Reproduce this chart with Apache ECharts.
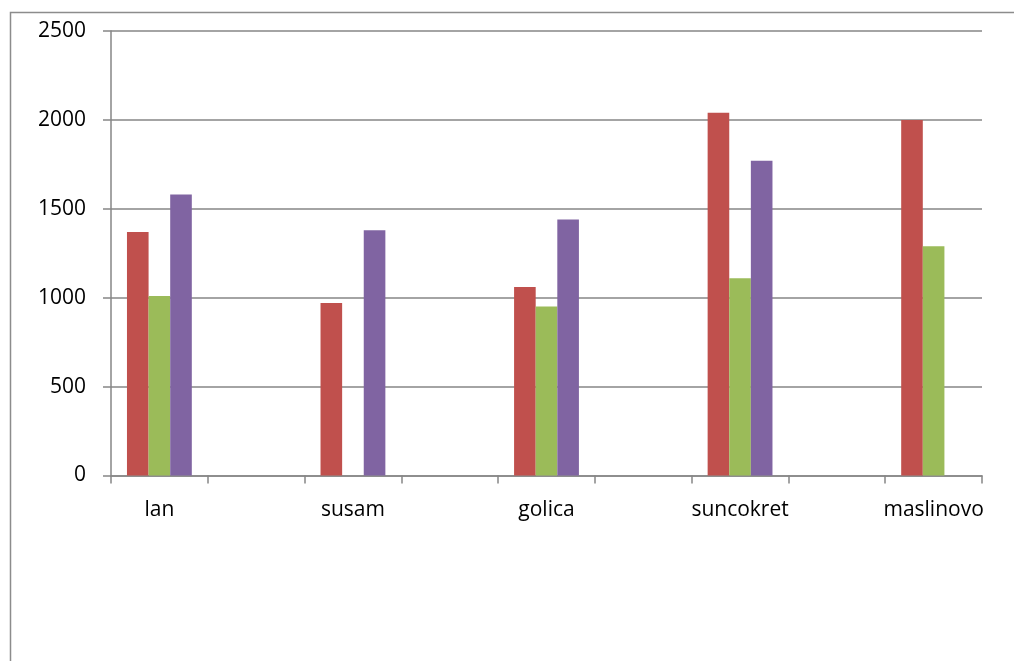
<!DOCTYPE html>
<html>
<head>
<meta charset="utf-8">
<script src="https://cdn.jsdelivr.net/npm/echarts@6/dist/echarts.min.js"></script>
<style>
  html, body { margin: 0; padding: 0; background: #ffffff; }
  #chart { width: 1014px; height: 661px; }
</style>
</head>
<body>
<div id="chart"></div>
<script>
// Oil crops; every other slot is an unlabeled spacer category
const categories = ['lan', '', 'susam', '', 'golica', '', 'suncokret', '', 'maslinovo'];
const seriesRed    = [1370, null,  970, null, 1060, null, 2040, null, 2000];
const seriesGreen  = [1010, null, null, null,  950, null, 1110, null, 1290];
const seriesPurple = [1580, null, 1380, null, 1440, null, 1770, null, null];
const yTicks = { min: 0, max: 2500, interval: 500 };

const axisGray = '#868686';
const labelFont = { fontFamily: '"Open Sans", sans-serif', fontSize: 21, color: '#000000' };

const chart = echarts.init(document.getElementById('chart'), null, { renderer: 'canvas' });

function barSeries(name, data, color) {
  return {
    name: name,
    type: 'bar',
    data: data,
    barGap: '0%',
    barCategoryGap: '33%',
    itemStyle: { color: color },
    emphasis: { disabled: true },
    animation: false
  };
}

chart.setOption({
  backgroundColor: '#ffffff',
  animation: false,
  grid: { left: 111, right: 32, top: 31, bottom: 185.5, containLabel: false },
  xAxis: {
    type: 'category',
    data: categories,
    boundaryGap: true,
    axisLine: { lineStyle: { color: axisGray, width: 1.5 } },
    axisTick: { show: true, interval: 0, alignWithLabel: false, length: 8, lineStyle: { color: axisGray, width: 1.5 } },
    axisLabel: Object.assign({ interval: 0, margin: 24 }, labelFont),
    splitLine: { show: false }
  },
  yAxis: {
    type: 'value',
    min: yTicks.min,
    max: yTicks.max,
    interval: yTicks.interval,
    axisLine: { show: true, lineStyle: { color: axisGray, width: 1.5 } },
    axisTick: { show: true, length: 8, lineStyle: { color: axisGray, width: 1.5 } },
    axisLabel: Object.assign({ margin: 25, formatter: function (v) { return String(v); } }, labelFont),
    splitLine: { show: true, lineStyle: { color: axisGray, width: 1.5 } }
  },
  graphic: [{
    type: 'rect',
    silent: true,
    shape: { x: 10.5, y: 12.5, width: 1100, height: 800 },
    style: { fill: 'none', stroke: '#8c8c8c', lineWidth: 1.5 }
  }],
  series: [
    barSeries('red', seriesRed, '#C0504D'),
    barSeries('green', seriesGreen, '#9BBB59'),
    barSeries('purple', seriesPurple, '#8064A2')
  ]
});
</script>
</body>
</html>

Task brief:
Without including any picture, repeat the data exactly.

Answer in full:
Reproduce this chart with Apache ECharts.
<!DOCTYPE html>
<html>
<head>
<meta charset="utf-8">
<script src="https://cdn.jsdelivr.net/npm/echarts@6/dist/echarts.min.js"></script>
<style>
  html, body { margin: 0; padding: 0; background: #ffffff; }
  #chart { width: 1014px; height: 661px; }
</style>
</head>
<body>
<div id="chart"></div>
<script>
// Oil crops; every other slot is an unlabeled spacer category
const categories = ['lan', '', 'susam', '', 'golica', '', 'suncokret', '', 'maslinovo'];
const seriesRed    = [1370, null,  970, null, 1060, null, 2040, null, 2000];
const seriesGreen  = [1010, null, null, null,  950, null, 1110, null, 1290];
const seriesPurple = [1580, null, 1380, null, 1440, null, 1770, null, null];
const yTicks = { min: 0, max: 2500, interval: 500 };

const axisGray = '#868686';
const labelFont = { fontFamily: '"Open Sans", sans-serif', fontSize: 21, color: '#000000' };

const chart = echarts.init(document.getElementById('chart'), null, { renderer: 'canvas' });

function barSeries(name, data, color) {
  return {
    name: name,
    type: 'bar',
    data: data,
    barGap: '0%',
    barCategoryGap: '33%',
    itemStyle: { color: color },
    emphasis: { disabled: true },
    animation: false
  };
}

chart.setOption({
  backgroundColor: '#ffffff',
  animation: false,
  grid: { left: 111, right: 32, top: 31, bottom: 185.5, containLabel: false },
  xAxis: {
    type: 'category',
    data: categories,
    boundaryGap: true,
    axisLine: { lineStyle: { color: axisGray, width: 1.5 } },
    axisTick: { show: true, interval: 0, alignWithLabel: false, length: 8, lineStyle: { color: axisGray, width: 1.5 } },
    axisLabel: Object.assign({ interval: 0, margin: 24 }, labelFont),
    splitLine: { show: false }
  },
  yAxis: {
    type: 'value',
    min: yTicks.min,
    max: yTicks.max,
    interval: yTicks.interval,
    axisLine: { show: true, lineStyle: { color: axisGray, width: 1.5 } },
    axisTick: { show: true, length: 8, lineStyle: { color: axisGray, width: 1.5 } },
    axisLabel: Object.assign({ margin: 25, formatter: function (v) { return String(v); } }, labelFont),
    splitLine: { show: true, lineStyle: { color: axisGray, width: 1.5 } }
  },
  graphic: [{
    type: 'rect',
    silent: true,
    shape: { x: 10.5, y: 12.5, width: 1100, height: 800 },
    style: { fill: 'none', stroke: '#8c8c8c', lineWidth: 1.5 }
  }],
  series: [
    barSeries('red', seriesRed, '#C0504D'),
    barSeries('green', seriesGreen, '#9BBB59'),
    barSeries('purple', seriesPurple, '#8064A2')
  ]
});
</script>
</body>
</html>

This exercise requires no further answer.